Where a fully insured worker, the biological father of children born out of wedlock, died in 1964, domiciled in Louisiana, without having satisfied State law requirements as to legitimation or recognition of such children so that the children could not inherit from the worker, but where, however, the worker prior to his death had identified each of the children by name and named himself as father in a document executed for a department of public welfare, which he signed, held, such document constitutes "acknowledgment in writing" within the meaning of section 216(h)(3)(C) of the Social Security Act as amended in 1965. Thus, each child is deemed to be the worker's "child" and entitled to child's insurance benefits, other requirements having been met.

In February 1964, R, a fully insured worker, filed an application for disability insurance benefits. On his signed application, he identified four children by name and indicated that they were his illegitimate children. R and the children's mother, W, were never married and W was not married to anyone else at the times the children were conceived. R died on October 10, 1964, domiciled in the State of Louisiana.

On January 5, 1965, W filed application on behalf of the children for child's insurance benefits based on R's earnings record. All the children were under age 18.

Section 202(d)(1) of the Social Security Act, as then in effect, provided in pertinent part that every "child" (as defined in section 216(e) of the Act) of a fully or currently insured deceased worker is entitled to a child's insurance benefit if he: (1) files application; and (2) at the time he files application is unmarried and under age 18 or is under a disability which began before age 18; and (3) was dependent upon the worker at the time the worker died.

Section 216(e), in pertinent part, defines the term "child" as the worker's child, legally adopted child, or under certain conditions, a stepchild. Section 216(h)(2)(A) provides that in determining whether an applicant is the child of a deceased insured worker, the Secretary of Health, Education, and Welfare shall apply such law as would be applied in determining the devolution of intestate personal property by the courts of the State in which the worker was domiciled at the time of his death. An applicant who according to such law would have the same status relative to taking intestate personal property as a child shall be deemed such. Section 216(h)(2)(B) provides, in pertinent part, that where a child does not qualify under section 216(h)(2)(A), he may nevertheless be deemed the worker's child where the mother and the worker went through a marriage ceremony resulting in a purported marriage between them which, but for a legal impediment, would have been a valid marriage.

While R indicated on his application for benefits that he was the father of W's children, he never acknowledged them in accordance with the requirements of Louisiana law, and therefore the children did not have the status of R's children for inheritance purposes at the time of his death. Thus, they could not be deemed R's children under section 216(h)(2)(A) of the Act. Further, since the parents did not go through a marriage ceremony, the children are not deemed the worker's children under section 216(h)(2)(B) of the Act. In February 1965, the children's claims were disallowed because they did not have the status of "child" of the worker within the meaning of the Social Security Act as then in effect.

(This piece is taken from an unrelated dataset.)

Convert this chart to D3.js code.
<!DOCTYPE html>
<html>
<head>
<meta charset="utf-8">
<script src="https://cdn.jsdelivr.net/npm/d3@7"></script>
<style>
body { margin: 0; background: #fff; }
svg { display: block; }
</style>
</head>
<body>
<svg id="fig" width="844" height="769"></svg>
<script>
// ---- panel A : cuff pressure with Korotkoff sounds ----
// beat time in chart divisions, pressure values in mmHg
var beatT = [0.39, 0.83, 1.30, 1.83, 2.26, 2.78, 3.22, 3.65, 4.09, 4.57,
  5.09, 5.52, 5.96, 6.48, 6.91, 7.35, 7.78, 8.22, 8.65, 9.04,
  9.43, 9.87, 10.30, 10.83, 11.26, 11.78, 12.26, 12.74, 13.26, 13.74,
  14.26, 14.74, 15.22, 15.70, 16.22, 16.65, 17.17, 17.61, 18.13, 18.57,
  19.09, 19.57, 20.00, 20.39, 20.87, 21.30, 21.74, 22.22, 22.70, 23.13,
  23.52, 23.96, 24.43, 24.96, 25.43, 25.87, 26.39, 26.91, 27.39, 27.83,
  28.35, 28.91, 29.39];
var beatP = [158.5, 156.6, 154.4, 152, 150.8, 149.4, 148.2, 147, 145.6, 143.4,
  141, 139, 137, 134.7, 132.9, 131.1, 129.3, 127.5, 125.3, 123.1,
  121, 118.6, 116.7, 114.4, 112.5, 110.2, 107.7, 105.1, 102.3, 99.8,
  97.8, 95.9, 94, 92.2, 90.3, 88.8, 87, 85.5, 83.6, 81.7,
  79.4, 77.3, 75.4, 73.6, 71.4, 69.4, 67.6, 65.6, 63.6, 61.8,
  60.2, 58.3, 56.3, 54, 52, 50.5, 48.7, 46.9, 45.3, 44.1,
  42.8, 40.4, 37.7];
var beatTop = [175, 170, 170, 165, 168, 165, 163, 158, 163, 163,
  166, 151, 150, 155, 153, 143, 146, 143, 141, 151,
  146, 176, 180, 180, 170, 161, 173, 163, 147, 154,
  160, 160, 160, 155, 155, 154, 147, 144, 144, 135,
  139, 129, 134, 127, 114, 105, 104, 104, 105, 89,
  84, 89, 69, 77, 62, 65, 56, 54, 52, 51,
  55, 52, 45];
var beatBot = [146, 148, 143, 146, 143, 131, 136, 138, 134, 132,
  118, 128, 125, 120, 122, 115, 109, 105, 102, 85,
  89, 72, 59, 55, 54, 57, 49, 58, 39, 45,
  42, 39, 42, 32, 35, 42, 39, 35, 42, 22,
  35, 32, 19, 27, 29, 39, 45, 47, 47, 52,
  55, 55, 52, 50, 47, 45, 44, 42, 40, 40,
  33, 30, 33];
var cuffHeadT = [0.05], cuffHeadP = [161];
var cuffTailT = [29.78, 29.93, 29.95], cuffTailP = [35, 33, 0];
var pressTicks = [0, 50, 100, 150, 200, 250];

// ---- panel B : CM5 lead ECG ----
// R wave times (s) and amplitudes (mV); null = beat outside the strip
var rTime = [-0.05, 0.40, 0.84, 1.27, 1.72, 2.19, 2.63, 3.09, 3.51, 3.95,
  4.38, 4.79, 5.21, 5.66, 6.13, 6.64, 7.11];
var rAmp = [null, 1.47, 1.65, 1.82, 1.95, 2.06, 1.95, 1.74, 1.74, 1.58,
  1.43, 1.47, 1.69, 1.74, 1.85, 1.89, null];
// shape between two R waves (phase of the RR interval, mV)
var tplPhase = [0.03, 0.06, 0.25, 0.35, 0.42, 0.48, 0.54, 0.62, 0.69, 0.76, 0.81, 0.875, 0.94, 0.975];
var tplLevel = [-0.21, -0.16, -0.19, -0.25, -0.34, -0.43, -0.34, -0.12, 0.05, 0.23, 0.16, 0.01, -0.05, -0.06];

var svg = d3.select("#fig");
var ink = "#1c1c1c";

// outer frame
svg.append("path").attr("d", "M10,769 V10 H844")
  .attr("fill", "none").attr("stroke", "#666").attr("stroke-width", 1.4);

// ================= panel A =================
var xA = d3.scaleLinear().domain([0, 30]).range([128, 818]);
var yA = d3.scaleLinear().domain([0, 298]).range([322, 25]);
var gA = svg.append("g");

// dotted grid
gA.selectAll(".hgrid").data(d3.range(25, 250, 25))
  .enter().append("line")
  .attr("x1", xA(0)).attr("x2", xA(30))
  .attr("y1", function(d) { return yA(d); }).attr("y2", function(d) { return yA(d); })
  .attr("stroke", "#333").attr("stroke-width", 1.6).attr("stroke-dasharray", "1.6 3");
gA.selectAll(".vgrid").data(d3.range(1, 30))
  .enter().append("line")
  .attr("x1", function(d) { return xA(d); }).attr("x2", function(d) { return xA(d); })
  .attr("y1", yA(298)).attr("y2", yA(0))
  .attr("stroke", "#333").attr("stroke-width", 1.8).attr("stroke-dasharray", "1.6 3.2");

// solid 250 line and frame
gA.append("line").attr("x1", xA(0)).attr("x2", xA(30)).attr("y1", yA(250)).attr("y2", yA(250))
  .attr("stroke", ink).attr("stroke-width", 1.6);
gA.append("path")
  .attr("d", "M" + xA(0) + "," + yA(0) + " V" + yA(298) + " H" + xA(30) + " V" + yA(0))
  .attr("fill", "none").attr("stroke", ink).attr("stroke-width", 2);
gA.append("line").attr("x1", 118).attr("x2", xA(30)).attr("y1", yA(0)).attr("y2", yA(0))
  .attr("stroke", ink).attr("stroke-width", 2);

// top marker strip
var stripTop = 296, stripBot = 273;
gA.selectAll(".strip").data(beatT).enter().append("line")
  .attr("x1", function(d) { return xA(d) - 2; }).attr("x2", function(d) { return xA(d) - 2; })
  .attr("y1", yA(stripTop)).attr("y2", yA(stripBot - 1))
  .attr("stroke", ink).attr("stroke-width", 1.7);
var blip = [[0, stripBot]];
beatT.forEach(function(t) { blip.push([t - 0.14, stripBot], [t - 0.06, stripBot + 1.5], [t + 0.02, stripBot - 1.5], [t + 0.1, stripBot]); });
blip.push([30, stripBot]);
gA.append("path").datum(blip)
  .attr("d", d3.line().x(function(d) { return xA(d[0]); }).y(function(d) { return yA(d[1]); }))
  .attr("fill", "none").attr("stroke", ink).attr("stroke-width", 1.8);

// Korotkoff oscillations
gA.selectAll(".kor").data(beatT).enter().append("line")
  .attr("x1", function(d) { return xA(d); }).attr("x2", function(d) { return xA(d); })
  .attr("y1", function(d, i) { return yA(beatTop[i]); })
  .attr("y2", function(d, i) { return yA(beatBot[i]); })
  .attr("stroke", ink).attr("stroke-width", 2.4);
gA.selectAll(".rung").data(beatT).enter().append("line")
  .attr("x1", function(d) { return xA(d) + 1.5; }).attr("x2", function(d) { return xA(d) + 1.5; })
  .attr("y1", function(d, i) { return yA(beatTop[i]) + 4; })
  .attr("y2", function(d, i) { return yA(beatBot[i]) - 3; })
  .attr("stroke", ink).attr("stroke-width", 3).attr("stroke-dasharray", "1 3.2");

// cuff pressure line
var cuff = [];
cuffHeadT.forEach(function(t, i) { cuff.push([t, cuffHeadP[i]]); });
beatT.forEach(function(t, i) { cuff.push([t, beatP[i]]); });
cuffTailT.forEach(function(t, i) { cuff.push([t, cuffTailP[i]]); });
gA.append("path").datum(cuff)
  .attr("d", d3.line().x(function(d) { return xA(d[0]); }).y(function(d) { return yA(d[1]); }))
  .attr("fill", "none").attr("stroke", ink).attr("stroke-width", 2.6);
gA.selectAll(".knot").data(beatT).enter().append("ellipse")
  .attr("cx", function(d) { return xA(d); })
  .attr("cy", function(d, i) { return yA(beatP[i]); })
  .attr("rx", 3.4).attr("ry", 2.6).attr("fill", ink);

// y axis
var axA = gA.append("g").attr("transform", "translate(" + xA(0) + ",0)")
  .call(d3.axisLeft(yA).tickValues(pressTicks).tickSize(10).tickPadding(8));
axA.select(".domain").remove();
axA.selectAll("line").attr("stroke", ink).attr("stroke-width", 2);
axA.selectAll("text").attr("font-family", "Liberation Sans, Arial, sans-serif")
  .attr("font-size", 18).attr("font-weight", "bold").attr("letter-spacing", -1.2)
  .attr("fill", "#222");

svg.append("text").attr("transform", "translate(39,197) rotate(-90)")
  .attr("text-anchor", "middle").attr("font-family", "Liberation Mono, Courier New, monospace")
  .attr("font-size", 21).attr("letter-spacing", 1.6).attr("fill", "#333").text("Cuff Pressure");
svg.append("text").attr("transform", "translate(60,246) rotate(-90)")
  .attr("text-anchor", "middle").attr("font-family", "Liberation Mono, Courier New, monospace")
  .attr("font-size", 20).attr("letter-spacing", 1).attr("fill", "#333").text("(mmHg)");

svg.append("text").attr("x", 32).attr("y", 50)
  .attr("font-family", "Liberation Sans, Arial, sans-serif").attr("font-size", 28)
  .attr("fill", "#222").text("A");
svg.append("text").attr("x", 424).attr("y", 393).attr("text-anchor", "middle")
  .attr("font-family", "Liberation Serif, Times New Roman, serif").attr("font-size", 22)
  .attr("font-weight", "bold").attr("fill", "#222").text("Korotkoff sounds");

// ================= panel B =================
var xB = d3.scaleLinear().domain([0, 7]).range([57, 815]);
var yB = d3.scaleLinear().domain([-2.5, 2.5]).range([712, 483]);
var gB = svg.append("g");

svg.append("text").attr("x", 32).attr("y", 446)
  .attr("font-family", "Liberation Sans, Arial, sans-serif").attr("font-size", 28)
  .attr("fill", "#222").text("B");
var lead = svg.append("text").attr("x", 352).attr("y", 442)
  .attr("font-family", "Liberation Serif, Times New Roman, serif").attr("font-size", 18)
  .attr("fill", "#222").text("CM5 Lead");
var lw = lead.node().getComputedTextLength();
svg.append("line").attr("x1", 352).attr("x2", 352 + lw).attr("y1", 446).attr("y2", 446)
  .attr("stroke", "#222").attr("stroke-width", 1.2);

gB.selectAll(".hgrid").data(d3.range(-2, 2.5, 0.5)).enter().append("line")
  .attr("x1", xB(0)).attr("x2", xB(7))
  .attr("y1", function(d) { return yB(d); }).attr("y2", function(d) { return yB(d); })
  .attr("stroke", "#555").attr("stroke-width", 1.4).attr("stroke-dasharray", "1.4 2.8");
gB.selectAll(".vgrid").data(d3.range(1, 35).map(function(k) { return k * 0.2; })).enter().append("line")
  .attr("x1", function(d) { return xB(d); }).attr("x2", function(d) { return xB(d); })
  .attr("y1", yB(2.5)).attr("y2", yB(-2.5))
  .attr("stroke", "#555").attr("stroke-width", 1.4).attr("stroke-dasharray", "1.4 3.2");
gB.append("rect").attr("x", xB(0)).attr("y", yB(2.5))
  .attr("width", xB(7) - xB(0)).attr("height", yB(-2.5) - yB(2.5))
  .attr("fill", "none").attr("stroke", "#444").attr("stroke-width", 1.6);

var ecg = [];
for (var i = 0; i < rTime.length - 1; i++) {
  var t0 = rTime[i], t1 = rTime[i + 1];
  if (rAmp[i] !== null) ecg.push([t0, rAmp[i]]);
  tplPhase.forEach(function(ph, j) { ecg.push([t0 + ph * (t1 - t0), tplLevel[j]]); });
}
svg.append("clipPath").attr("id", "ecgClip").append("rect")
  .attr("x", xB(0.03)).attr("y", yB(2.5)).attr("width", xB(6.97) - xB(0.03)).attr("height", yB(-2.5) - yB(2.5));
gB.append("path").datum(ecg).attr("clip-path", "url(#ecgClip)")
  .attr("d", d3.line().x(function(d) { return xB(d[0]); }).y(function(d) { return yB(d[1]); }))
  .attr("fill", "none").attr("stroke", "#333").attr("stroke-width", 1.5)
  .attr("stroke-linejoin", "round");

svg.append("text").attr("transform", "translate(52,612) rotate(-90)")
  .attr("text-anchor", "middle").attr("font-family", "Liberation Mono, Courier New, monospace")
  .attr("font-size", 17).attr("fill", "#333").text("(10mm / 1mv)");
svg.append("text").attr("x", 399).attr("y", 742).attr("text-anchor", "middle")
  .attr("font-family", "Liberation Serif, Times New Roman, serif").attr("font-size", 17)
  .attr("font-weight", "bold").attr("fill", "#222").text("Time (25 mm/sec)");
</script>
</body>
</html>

However, the Social Security Amendments of 1965 (P.L. 89-97, enacted July 30, 1965) added section 216(h)(3) of the Act, effective for benefits beginning no earlier than September 1965, which provides that a child who does not qualify as the worker's child under section 216(h)(2)(A) or (B) may nevertheless become entitled to benefits as a male worker's child if he meets certain requirements. Section 216(h)(3) provides in pertinent part:

An applicant who is the son or daughter of a fully or currently insured individual, but who is not (and is not deemed to be) the child of such insured individual under paragraph (2) [section 216(h)(2)], shall nevertheless be deemed to be the child of such insured individual if:

* * * * *

(C) in the case of a deceased individual --
(i) such insured individual --
(I) had acknowledged in writing that the applicant is his son or daughter, * * *.

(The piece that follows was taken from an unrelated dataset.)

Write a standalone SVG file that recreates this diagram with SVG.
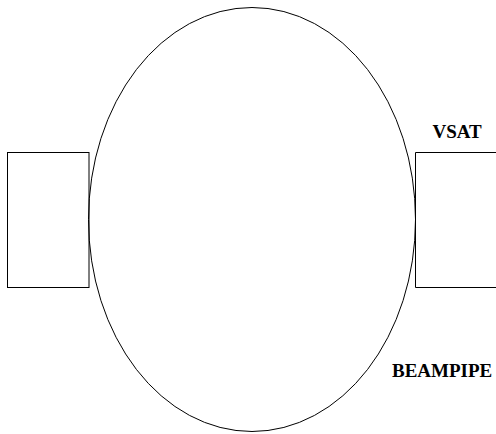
<svg xmlns="http://www.w3.org/2000/svg" width="496" height="434" viewBox="0 0 496 434">
  <style>
    .shape { fill: none; stroke: #000; stroke-width: 1; }
    .label { font-family: "Liberation Serif", "Times New Roman", serif; font-weight: bold; font-size: 19px; fill: #000; }
  </style>
  <rect width="496" height="434" fill="#fff"/>
  <g id="beampipe">
    <ellipse class="shape" cx="252" cy="219.5" rx="163.5" ry="212"/>
    <text class="label" x="392" y="377">BEAMPIPE</text>
  </g>
  <g id="left-block">
    <rect class="shape" x="7.5" y="152.5" width="81.5" height="135"/>
  </g>
  <g id="vsat">
    <path class="shape" d="M497 152.5 H415.5 V287.5 H497"/>
    <text class="label" x="432.5" y="138">VSAT</text>
  </g>
  <g id="connectors"></g>
</svg>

In addition, section 202(d)(3) of the Act, as amended in 1965, provides that a child deemed to be a child of a fully or currently insured worker under section 216(h)(3) shall be deemed to be a legitimate child and dependent on his father, except where such child has been adopted by some other party and the child was neither living with the insured worker nor receiving substantial contributions from him.

In August 1965, W filed a second application for benefits on behalf of the children, this time under the provisions of the Act as amended in July 1965. Evidence submitted in connection with this second application clearly indicates that R was the biological father of the child-claimants. In addition, a document signed by R on December 5, 1962, was introduced from records of the Department of Public Welfare, which listed each of the four children by name, showed each as a son or daughter of W, and showed R as the father of each child. Since that document identified the four children by name, indicated R as father of each child, and was signed by R, it constitutes an "acknowledgment in writing" within the meaning of section 216(h)(3)(C). Each child, therefore, is deemed to be R's "child" for purposes of entitlement to child's insurance benefits under section 202(d)(1) of the Act, and in accordance with section 202(d)(3) of the Act, each child is deemed to have been dependent upon R at the time of his death.

Accordingly, all other requirements for entitlement having been met, it is held that W's children are entitled to child's insurance benefits on R's earnings record, beginning with September 1965.